March 31, 2006
B.C.’s strong growth faces unique challenges
BRITISH COLUMBIA
The B.C. economy has convincingly shaken off the cobwebs of a long period of relative stagnation. Output, employment and investment are growing strongly, the unemployment rate is plumbing the depths of its lowest level in three decades and housing is booming.
In a report entitled, “British Columbia’s Golden Decade: Can this Period of Celebration Take on a Longer Life?”, TD Economics states some of the growth challenges B.C. will face are common across most jurisdictions. However, even in the case of the aging baby boomers, there is a particular B.C. angle because its median age is rising faster than in the rest of Canada.

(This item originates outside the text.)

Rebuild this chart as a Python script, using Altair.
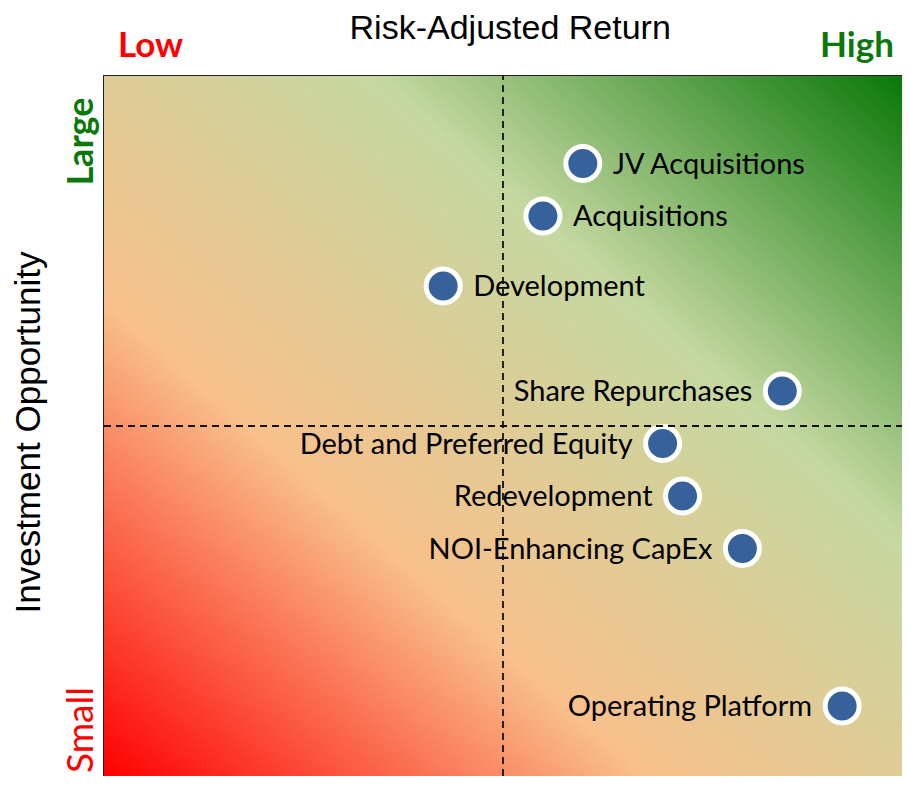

Two particular B.C. growth challenges post-2010 will be:
• A slowdown in construction and tourism post-Olympics; and
• Inevitability that the current red hot construction boom will simmer down. Construction has accounted for one of every four jobs created in the province in the past four years.
The report states it has been anxious to analyse the B.C. economy because previous reports identified flagging productivity as the main culprit in holding Canada’s standard of living back. And B.C. has had one of the worst performances in Canada.
Derek Burleton, AVP and Senior Economist at TDBFG, noted that “the common explanation for B.C.’s poor productivity performance is the shift from highly-paid, productive resource jobs to lower value-added service sector employment. Yet productivity growth in almost all sectors lagged the Canadian average and the gap with the U.S. has been even wider. Clearly, broader forces have been at play and fundamental change was required to overcome past economic weakness.”
TD Economics predicts the current momentum will carry the B.C. economy with strong growth through the 2010 Winter Olympics. But even then, the scars from past economic stagnation will not have completely healed.
In 1981, B.C. enjoyed a 17 per cent advantage over Canada as a whole in real output per capita. By 2004, B.C. had slipped into a six per cent disadvantage relative to the Canadian average and even with strong growth over the remainder of this decade, that gap will not close.
The players in the B.C. economy have found the right paths in recent years, but they will have to play hard and long to keep the strong expansion going.